Captain William J. Seymour was adjutant general of the First Louisiana Brigade (the feared Louisiana Tigers) of Early’s Division. Standing on a hilltop above where today’s Harley Davidson factory is in York, he surveyed the prosperous scene and recorded in his diary, The surrounding country was in a high state of cultivation and from our camp presented a beautiful appearance with its immense fields of golden grain that flashed in the sunlight – dotted here and there with neat little cottages and substantially built barns which were literally bursting with wheat, oats & corn.” Fellow Louisianan William Lyon reported that land between Gettysburg and York along the turnpike (now U.S. Route 30) was “the most beautiful and highly cultivated country that I ever saw. It was literally a land of plenty.”
One unknown Georgian in Gordon’s Brigade wrote to a Savannah newspaper that “the region was only distinguished for “its immense fields of waving grain ripened for the harvest” and its “nice large cherries, Dutch farmers, and ugly females.” Another member of the same brigade commented that it was a “most beautiful and highly cultivated country… Everything that science could furnish had been applied to a soil already fertile.
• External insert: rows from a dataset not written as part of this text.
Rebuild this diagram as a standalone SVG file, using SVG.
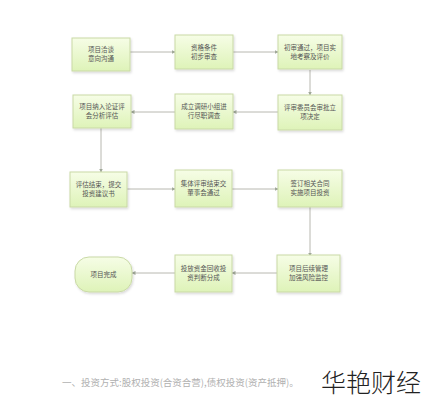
<svg xmlns="http://www.w3.org/2000/svg" width="423" height="400" viewBox="0 0 423 400">
<style>
.box{fill:url(#g);stroke:#c9d9a6;stroke-width:1;filter:url(#sh)}
.t{font-family:"Noto Sans CJK SC","Noto Sans",sans-serif;font-size:6.5px;fill:#555;text-anchor:middle}
.c{fill:none;stroke:#b8b8b0;stroke-width:1;marker-end:url(#a)}
</style>
<defs>
<linearGradient id="g" x1="0" y1="0" x2="0" y2="1"><stop offset="0" stop-color="#f6fde6"/><stop offset="1" stop-color="#def3b8"/></linearGradient>
<filter id="sh" x="-10%" y="-10%" width="125%" height="130%"><feDropShadow dx="1" dy="1.5" stdDeviation="1" flood-color="#000" flood-opacity="0.15"/></filter>
<marker id="a" markerWidth="4" markerHeight="4" refX="3.5" refY="2" orient="auto" markerUnits="userSpaceOnUse"><path d="M0,0 L4,2 L0,4 z" fill="#a0a898"/></marker>
</defs>
<rect width="423" height="400" fill="#fff"/>
<g id="connectors">
<path class="c" d="M130,52 H175"/>
<path class="c" d="M233,52 H278"/>
<path class="c" d="M310,70 V95"/>
<path class="c" d="M278,112 H233"/>
<path class="c" d="M175,112 H131"/>
<path class="c" d="M101,128 V172"/>
<path class="c" d="M127,189 H175"/>
<path class="c" d="M232,189 H278"/>
<path class="c" d="M310,207 V256"/>
<path class="c" d="M277,273 H232"/>
<path class="c" d="M175,273 H132"/>
</g>
<g id="n1"><rect class="box" x="72" y="38" width="58" height="33"/><text class="t" x="101" y="52">项目洽谈</text><text class="t" x="101" y="61">意向沟通</text></g>
<g id="n2"><rect class="box" x="175" y="35" width="58" height="34"/><text class="t" x="204" y="50">资格条件</text><text class="t" x="204" y="59">初步审查</text></g>
<g id="n3"><rect class="box" x="278" y="35" width="64" height="34"/><text class="t" x="310" y="50">初审通过，项目实</text><text class="t" x="310" y="59">地考察及评价</text></g>
<g id="n4"><rect class="box" x="73" y="95" width="58" height="33"/><text class="t" x="102" y="109">项目纳入论证评</text><text class="t" x="102" y="118">会分析评估</text></g>
<g id="n5"><rect class="box" x="175" y="94" width="58" height="35"/><text class="t" x="204" y="109">成立调研小组进</text><text class="t" x="204" y="118">行尽职调查</text></g>
<g id="n6"><rect class="box" x="278" y="95" width="64" height="35"/><text class="t" x="310" y="110">评审委员会审批立</text><text class="t" x="310" y="119">项决定</text></g>
<g id="n7"><rect class="box" x="70" y="172" width="57" height="35"/><text class="t" x="98.5" y="187">评估结束，提交</text><text class="t" x="98.5" y="196">投资建议书</text></g>
<g id="n8"><rect class="box" x="175" y="170" width="57" height="37"/><text class="t" x="203.5" y="186">集体评审结束交</text><text class="t" x="203.5" y="195">董事会通过</text></g>
<g id="n9"><rect class="box" x="278" y="170" width="64" height="37"/><text class="t" x="310" y="186">签订相关合同</text><text class="t" x="310" y="195">实施项目投资</text></g>
<g id="n10"><rect class="box" x="75" y="257" width="57" height="35" rx="14" ry="14"/><text class="t" x="103.5" y="277">项目完成</text></g>
<g id="n11"><rect class="box" x="175" y="255" width="57" height="37"/><text class="t" x="203.5" y="271">投放资金回收投</text><text class="t" x="203.5" y="280">资判断分成</text></g>
<g id="n12"><rect class="box" x="277" y="255" width="63" height="37"/><text class="t" x="308.5" y="271">项目后续管理</text><text class="t" x="308.5" y="280">加强风险监控</text></g>
<text x="62" y="386" font-family="'Noto Sans CJK SC',sans-serif" font-size="9.5" fill="#b0b0b0">一、投资方式:股权投资(合资合营),债权投资(资产抵押)。</text>
<text x="321" y="392" font-family="'Noto Sans CJK SC',sans-serif" font-weight="300" font-size="25" fill="#222">华艳财经</text>
</svg>
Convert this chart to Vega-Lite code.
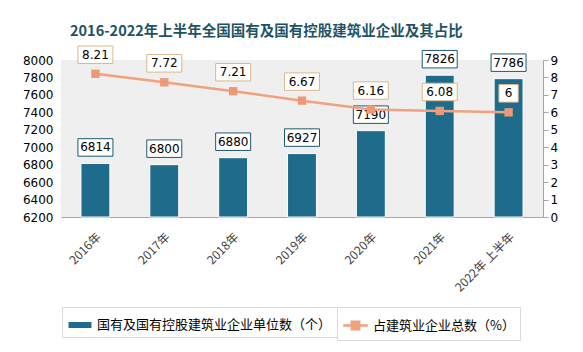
{
  "$schema": "https://vega.github.io/schema/vega-lite/v6.json",
  "width": 482,
  "height": 157,
  "autosize": "none",
  "padding": {"left": 61, "top": 60, "right": 40, "bottom": 135},
  "background": "#ffffff",
  "config": {"view": {"stroke": null, "fill": "#efefef"}},
  "title": {"text": "2016-2022年上半年全国国有及国有控股建筑业企业及其占比", "anchor": "start", "dx": 9, "frame": "group", "offset": 5, "fontSize": 14.5, "font": "Noto Sans CJK SC", "fontWeight": "bold", "color": "#1E5364"},
  "data": {"values": [
    {"year": "2016年", "count": 6814, "pct": 8.21},
    {"year": "2017年", "count": 6800, "pct": 7.72},
    {"year": "2018年", "count": 6880, "pct": 7.21},
    {"year": "2019年", "count": 6927, "pct": 6.67},
    {"year": "2020年", "count": 7190, "pct": 6.16},
    {"year": "2021年", "count": 7826, "pct": 6.08},
    {"year": "2022年 上半年", "count": 7786, "pct": 6}
  ]},
  "encoding": {
    "x": {"field": "year", "type": "nominal", "sort": null,
      "scale": {"paddingInner": 0.58, "paddingOuter": 0.29},
      "axis": {"title": null, "labelAngle": -45, "ticks": false, "domainColor": "#a6a6a6", "labelFontSize": 12, "labelColor": "#404040", "labelPadding": 14, "labelFont": "Noto Sans CJK SC"}}
  },
  "layer": [
    {"encoding": {
       "y": {"field": "count", "type": "quantitative", "scale": {"domain": [6200, 8000], "zero": false},
         "axis": {"title": null, "orient": "left", "values": [6200, 6400, 6600, 6800, 7000, 7200, 7400, 7600, 7800, 8000], "format": "d", "labelOverlap": false, "domain": false, "ticks": false, "grid": false, "labelFontSize": 12, "labelColor": "#000000", "labelFont": "DejaVu Sans", "labelPadding": 8}}
     },
     "layer": [
      {"mark": {"type": "bar", "stroke": "white", "strokeWidth": 1},
       "encoding": {
         "y2": {"datum": 6200},
         "fill": {"datum": "国有及国有控股建筑业企业单位数（个）", "scale": {"range": ["#1F6B8C"]},
           "legend": {"orient": "none", "legendX": 1, "legendY": 247, "title": null, "padding": 5, "strokeColor": "#d9d9d9", "symbolType": "M-1,-0.3H1V0.3H-1Z", "symbolSize": 600, "labelLimit": 0, "labelFontSize": 13, "labelFont": "Noto Sans CJK SC", "labelColor": "#000000"}}
       }},
      {"mark": {"type": "point", "shape": "M-1,-0.5H1V0.5H-1Z", "size": 1225, "filled": true, "fill": "white", "stroke": "#1D5A70", "strokeWidth": 1, "opacity": 1, "yOffset": -16}},
      {"mark": {"type": "text", "yOffset": -16, "fontSize": 12, "font": "DejaVu Sans", "color": "#000000"},
       "encoding": {"text": {"field": "count", "type": "quantitative", "format": "d"}}}
    ]},
    {"encoding": {
       "y": {"field": "pct", "type": "quantitative", "scale": {"domain": [0, 9]},
         "axis": {"title": null, "orient": "right", "values": [0, 1, 2, 3, 4, 5, 6, 7, 8, 9], "labelOverlap": false, "domainColor": "#a6a6a6", "tickColor": "#a6a6a6", "tickSize": 5, "grid": false, "labelFontSize": 12, "labelColor": "#000000", "labelFont": "DejaVu Sans", "labelPadding": 2}}
     },
     "layer": [
      {"mark": {"type": "line", "strokeWidth": 2.5},
       "encoding": {
         "stroke": {"datum": "占建筑业企业总数（%）", "scale": {"range": ["#F0A27E"]},
           "legend": {"orient": "none", "legendX": 276, "legendY": 247, "title": null, "padding": 5, "strokeColor": "#d9d9d9", "symbolType": "M-1,0H1M-0.3,-0.3H0.3V0.3H-0.3Z", "symbolSize": 600, "symbolStrokeWidth": 2.5, "symbolFillColor": "#F0A27E", "labelLimit": 0, "labelFontSize": 13, "labelFont": "Noto Sans CJK SC", "labelColor": "#000000"}}
       }},
      {"mark": {"type": "point", "shape": "square", "size": 70, "filled": true, "color": "#EC9A76", "opacity": 1}},
      {"mark": {"type": "point", "size": 1225, "filled": true, "fill": "white", "stroke": "#D9B98C", "strokeWidth": 1, "opacity": 1, "yOffset": -19},
       "encoding": {
         "shape": {"condition": {"test": "datum.pct == 6", "value": "M-0.55,-0.5H0.55V0.5H-0.55Z"}, "value": "M-1,-0.5H1V0.5H-1Z"}}},
      {"mark": {"type": "text", "yOffset": -19, "fontSize": 12, "font": "DejaVu Sans", "color": "#000000"},
       "encoding": {"text": {"field": "pct", "type": "quantitative", "format": ".3~g"}}}
    ]}
  ],
  "resolve": {"scale": {"y": "independent"}}
}
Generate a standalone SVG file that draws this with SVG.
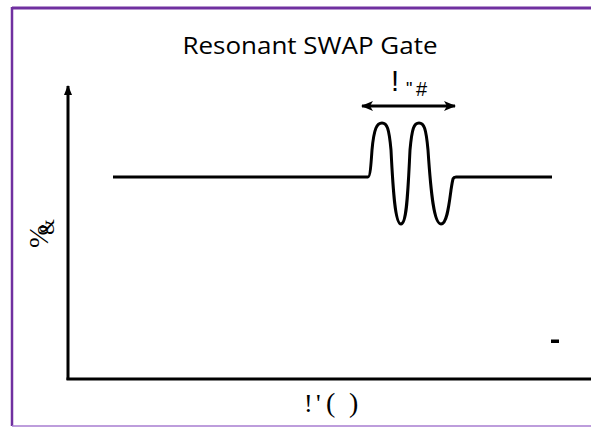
<svg xmlns="http://www.w3.org/2000/svg" width="591" height="427" viewBox="0 0 591 427">
<defs>
<style>
.ax{stroke:#000;stroke-width:3;fill:none}
.sig{stroke:#000;stroke-width:3;fill:none;stroke-linejoin:round}
.serif{font-family:"Liberation Serif","Times New Roman",serif;fill:#000}
.sans{font-family:"Open Sans","Liberation Sans",sans-serif;fill:#000}
.lsans{font-family:"Liberation Sans",Arial,sans-serif;fill:#000}
</style>
<marker id="ah" viewBox="0 0 12 10" refX="11" refY="5" markerWidth="12" markerHeight="10" markerUnits="userSpaceOnUse" orient="auto-start-reverse">
<path d="M0,0 L12,5 L0,10 L3,5 Z" fill="#000"/>
</marker>
<marker id="ya" viewBox="0 0 10 8" refX="9" refY="4" markerWidth="10" markerHeight="8" markerUnits="userSpaceOnUse" orient="auto">
<path d="M0,0 L10,4 L0,8 Z" fill="#000"/>
</marker>
</defs>
<rect width="591" height="427" fill="#fff"/>
<g id="frame">
<line x1="12" y1="8" x2="591" y2="8" stroke="#7030A0" stroke-width="3"/>
<line x1="12" y1="7" x2="12" y2="426" stroke="#7030A0" stroke-width="2.5"/>
<line x1="12" y1="426" x2="591" y2="426" stroke="#A77DD0" stroke-width="1.5"/>
</g>
<g id="title"><text class="sans" x="310" y="54" font-size="23" text-anchor="middle" textLength="255" lengthAdjust="spacingAndGlyphs">Resonant SWAP Gate</text></g>
<g id="connectors">
<line class="ax" x1="68" y1="380" x2="68" y2="86" marker-end="url(#ya)"/>
<line class="ax" x1="66.5" y1="379" x2="591" y2="379"/>
<line class="ax" x1="362" y1="106" x2="455" y2="106" stroke-width="2.5" marker-start="url(#ah)" marker-end="url(#ah)"/>
</g>
<g id="signal">
<path class="sig" d="M113,177 H368 C370,177 371,165 372,150 C374,128 377,123 382,123 C387,123 389,128 391,150 C393,190 395,224 401,224 C407,224 408,190 410,150 C412,128 414,123 419,123 C424,123 426,128 428,150 C431,195 434,224 441,224 C447,224 449,205 451,190 C453,177 453,177 456,177 H552"/>
</g>
<g id="labels">
<text class="lsans" x="391" y="91" font-size="29">!</text>
<text class="lsans" x="406" y="95" font-size="18">"</text>
<text class="lsans" x="416" y="96" font-size="20">#</text>
<text class="serif" y="412" font-size="26"><tspan x="304">!</tspan><tspan x="316">'</tspan><tspan x="326" font-size="28">(</tspan><tspan x="349" font-size="28">)</tspan></text>
<text class="serif" font-size="28" transform="translate(48,248) rotate(-90)">%<tspan dx="-10" dy="6" font-size="20">&amp;</tspan></text>
<rect x="551" y="339.5" width="8" height="3.5" fill="#000"/>
</g>
</svg>
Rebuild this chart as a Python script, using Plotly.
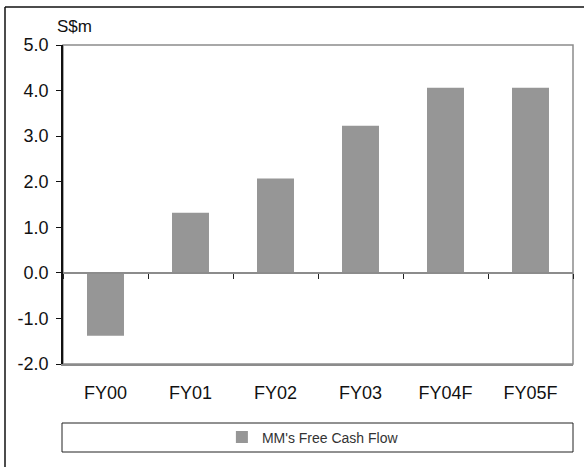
import plotly.graph_objects as go

# Free cash flow by financial year (S$ million); F = forecast
years = ["FY00", "FY01", "FY02", "FY03", "FY04F", "FY05F"]
free_cash_flow = [-1.38, 1.32, 2.07, 3.23, 4.06, 4.06]
series_name = "MM's Free Cash Flow"
unit_label = "S$m"
y_ticks = [-2.0, -1.0, 0.0, 1.0, 2.0, 3.0, 4.0, 5.0]

W, H = 584, 467
ML, MR, MT, MB = 63, 11, 45, 103
PW, PH = W - ML - MR, H - MT - MB


def px_x(p):
    return (p - ML) / PW


def px_y(p):
    return (H - MB - p) / PH


FONT = "Liberation Sans, Arial, sans-serif"
BAR = "#969696"
GREY_LINE = "#8c8c8c"
FRAME = dict(color="#111111", width=1.5)

fig = go.Figure()
fig.add_trace(go.Bar(
    x=years, y=free_cash_flow, name=series_name,
    marker=dict(color=BAR, line=dict(width=0)),
))
# carrier for the zero-line axis with boundary ticks
fig.add_trace(go.Scatter(
    x=years, y=[0] * len(years), xaxis="x2", mode="none",
    showlegend=False, hoverinfo="skip",
))

y_min, y_max = y_ticks[0], y_ticks[-1]

fig.update_layout(
    width=W, height=H,
    margin=dict(l=ML, r=MR, t=MT, b=MB, pad=0),
    paper_bgcolor="white", plot_bgcolor="white",
    font=dict(family=FONT, color="#111111"),
    bargap=0.565,
    showlegend=True,
    legend=dict(
        orientation="h", x=0.49, xanchor="center",
        y=px_y(437.5), yanchor="middle",
        bgcolor="rgba(0,0,0,0)", borderwidth=0,
        font=dict(family=FONT, size=14, color="#333333"),
        itemwidth=30,
    ),
    xaxis=dict(
        type="category", categoryarray=years, range=[-0.5, len(years) - 0.5],
        showline=True, linecolor=GREY_LINE, linewidth=1.5,
        ticks="", showgrid=False, zeroline=False,
        tickfont=dict(family=FONT, size=18, color="#111111"),
        ticklabelstandoff=12,
    ),
    xaxis2=dict(
        type="category", categoryarray=years, range=[-0.5, len(years) - 0.5],
        overlaying="x", anchor="free", side="bottom",
        position=(0 - y_min) / (y_max - y_min),
        showline=True, linecolor=GREY_LINE, linewidth=1.5,
        ticks="outside", tickson="boundaries", ticklen=5,
        tickcolor="#222222", tickwidth=1,
        showticklabels=False, showgrid=False, zeroline=False,
    ),
    yaxis=dict(
        range=[y_min, y_max], tickvals=y_ticks,
        ticktext=[f"{v:.1f}" for v in y_ticks],
        showline=True, linecolor="#111111", linewidth=1.5,
        ticks="outside", ticklen=5, tickcolor="#111111", tickwidth=1,
        showgrid=False, zeroline=False,
        tickfont=dict(family=FONT, size=18, color="#111111"),
        ticklabelstandoff=4,
    ),
    shapes=[
        # plot area border
        dict(type="rect", xref="paper", yref="paper", x0=0, x1=1, y0=0, y1=1,
             line=dict(color=GREY_LINE, width=1.5), layer="below"),
        # chart outer frame: left and top edges only, the rest runs off the page
        dict(type="line", xref="paper", yref="paper",
             x0=px_x(5), x1=px_x(5), y0=px_y(467), y1=px_y(7),
             line=FRAME, layer="below"),
        dict(type="line", xref="paper", yref="paper",
             x0=px_x(5), x1=px_x(584), y0=px_y(7), y1=px_y(7),
             line=FRAME, layer="below"),
        # legend frame
        dict(type="rect", xref="paper", yref="paper",
             x0=px_x(62), x1=px_x(573), y0=px_y(452), y1=px_y(423),
             line=dict(color="#222222", width=1), layer="below"),
    ],
    annotations=[
        dict(text=unit_label, xref="paper", yref="paper",
             x=px_x(55), y=px_y(27), xanchor="left", yanchor="middle",
             showarrow=False, font=dict(family=FONT, size=17, color="#111111")),
    ],
)

fig.write_html("out.html")
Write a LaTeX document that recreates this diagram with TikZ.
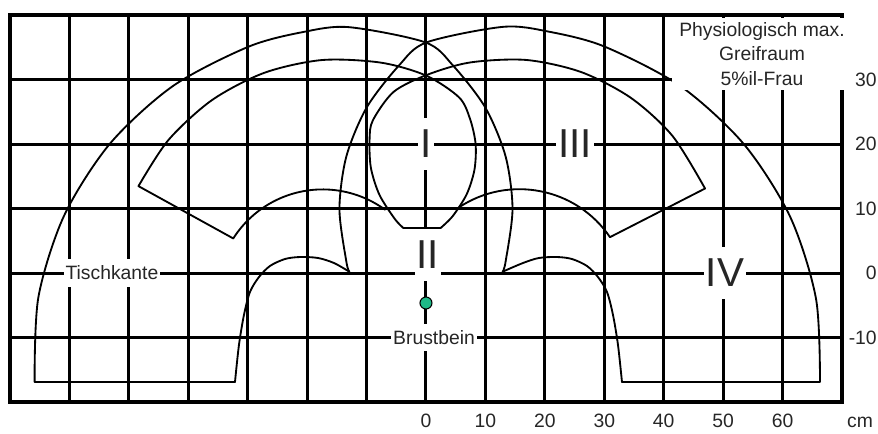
\documentclass[tikz,border=0pt]{standalone}
\usepackage{fontspec}
\setmainfont{Liberation Sans}
\definecolor{dotgreen}{RGB}{30,185,135}

\begin{document}
\begin{tikzpicture}[x=0.11886cm, y=0.129cm,
  gridline/.style={line width=1.7pt},
  frame/.style={line width=2.3pt},
  curve/.style={line width=1.05pt, line join=round, line cap=round},
  roman/.style={fill=white, inner xsep=0.04cm, inner ysep=0.24cm, text=black!85,
                font=\fontsize{23}{26}\selectfont},
  lbl/.style={fill=white, inner xsep=0.04cm, inner ysep=0.13cm, text=black!85,
              font=\fontsize{11}{13}\selectfont},
  axis/.style={inner sep=0pt, text=black!85, font=\fontsize{11}{13}\selectfont},
]
\useasboundingbox (-71.68,-24.81) rectangle (76.06,42.33);

% --- Grid ---
\foreach \x in {-60,-50,...,60}
  \draw[gridline] (\x,-20) -- (\x,40);
\foreach \y in {-10,0,...,30}
  \draw[gridline] (-70,\y) -- (70,\y);
\draw[frame] (-70,-20) rectangle (70,40);

% --- Outer reach (left and right arch) ---
\draw[curve] (-32.14,-16.9) -- plot[smooth] coordinates {(-65.86,-16.9) (-65.22,-3.75)
  (-60.90,8.88) (-53.19,20.04) (-42.60,28.98) (-29.86,35.09) (-20.59,37.38)
  (-12.96,38.12) (-0.10,35.76) (4.55,32.17) (9.98,25.66) (13.40,18.07) (14.56,9.92)
  (13.40,1.77) (12.89,0.2)};
\draw[curve] (32.98,-16.9) -- plot[smooth] coordinates {(66.30,-16.9) (65.63,-3.99)
  (61.28,8.72) (53.51,19.96) (42.84,28.97) (30.01,35.12) (20.68,37.42)
  (12.99,38.17) (0.10,35.76) (-4.55,32.17) (-9.98,25.66) (-13.40,18.07) (-14.56,9.92)
  (-13.40,1.77) (-12.89,0.2)};

% --- Lower shoulders ---
\draw[curve] plot[smooth] coordinates {(-32.14,-16.9) (-31.47,-11.16) (-30.63,-6.51)
  (-29.62,-2.95) (-28.10,-0.62) (-26.25,1.09) (-23.73,2.17) (-21.20,2.48)
  (-18.17,2.33) (-15.48,1.55) (-12.89,0.2)};
\draw[curve] plot[smooth] coordinates {(32.98,-16.9) (32.31,-11.16) (31.47,-6.51)
  (30.46,-2.95) (28.94,-0.62) (27.09,1.09) (24.57,2.17) (22.04,2.48)
  (19.01,2.33) (16.32,1.55) (12.89,0.2)};

% --- Inner arcs, wings and zone I ---
\draw[curve] (-32.43,5.36) -- plot[smooth] coordinates {(-48.38,13.47) (-43.33,20.63)
  (-36.01,26.81) (-27.21,31.04) (-17.51,33.02) (-7.60,32.62) (0.05,30.60) (5.58,27.22)
  (7.41,23.90) (8.35,20.01) (8.16,16.03) (6.86,12.23) (4.53,8.86) (2.49,7)};
\draw[curve] (30.96,5.56) -- plot[smooth] coordinates {(46.96,13.10) (41.49,21.24)
  (34.52,27.13) (26.13,31.15) (16.91,33.03) (7.46,32.65) (0.19,30.73) (-5.44,28.09)
  (-8.93,23.69) (-9.49,20.78) (-9.28,16.36) (-7.84,12.14) (-5.26,8.40) (-3.83,7)};
\draw[curve] (-3.83,7) -- (2.49,7);

% --- Upper shoulders ---
\draw[curve] (-32.43,5.36) arc[start angle=147.5, end angle=54, x radius=17.84, y radius=16.43];
\draw[curve] (30.96,5.56) arc[start angle=34.2, end angle=123.5, x radius=18.43, y radius=16.98];

% --- Zones ---
\node[roman] (zoneI)   at (0,20)      {I};
\node[roman] (zoneII)  at (0.3,2.8)   {II};
\node[roman] (zoneIII) at (25.07,20)  {III};
\node[roman] (zoneIV)  at (50.3,0)    {IV};

% --- Labels ---
\node[lbl] (tisch) at (-52.84,0) {Tischkante};
\node[lbl] (brust) at (1.35,-10) {Brustbein};
\node[draw, circle, fill=dotgreen, inner sep=0pt, minimum size=0.24cm,
      line width=0.6pt] (sternum) at (0,-4.65) {};

\node[fill=white, inner sep=0pt, minimum width=3.6cm, minimum height=1.44cm,
      align=center, text=black!85, font=\fontsize{11}{13.7}\selectfont]
  (reach) at (56.54,33.95) {Physiologisch max.\\Greifraum\\5\%il-Frau};
\draw[frame] (-70,40) -- (70,40);

% --- Axes ---
\foreach \y in {30,20,10,0,-10}
  \node[axis, anchor=east] (ylab\y) at (75.9,\y) {\y};
\foreach \x in {0,10,...,60}
  \node[axis, anchor=base] (xlab\x) at (\x,-24.03) {\x};
\node[axis, anchor=base] (unit) at (73.03,-24.03) {cm};

\end{tikzpicture}
\end{document}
The houses were neat and well built. Everything was in the most perfect order, and everything that man or beast could want abounded in the greatest plenty.”
Over in Franklin County, the story was much the same as here in York and Adams counties. One North Carolina soldier wrote, “There is no danger of our suffering for anything to eat in this campaign, for I have seen more wheat in the last three weeks than I ever saw in all my life together before. The whole face of the earth is one big wheat lot.” Another soldier commented, the area was “so thickly settled that we were continually traveling in the suburbs of some city it seemed.” The locals “live in substantial brick or stone dwellings generally, and on every farm you may see commodious and elegant barn…. Small grain is the staple, wheat, rye, barley and oats.” He marveled that “more luxuriant fields of wheat cannot be imagined and when we were there it was fully ripe and falling down.”
I have read scores of similar accounts from Confederates (and many from passing Yankees as well) who were shocked by the richness of central Maryland and southern Pennsylvania. This area was truly a “breadbasket” and “cornucopia” of abundance, and one Georgian remarked “such oceans of bread I have never seen before” as he entered houses along the turnpike to helpo himself to fresh baked goods and food.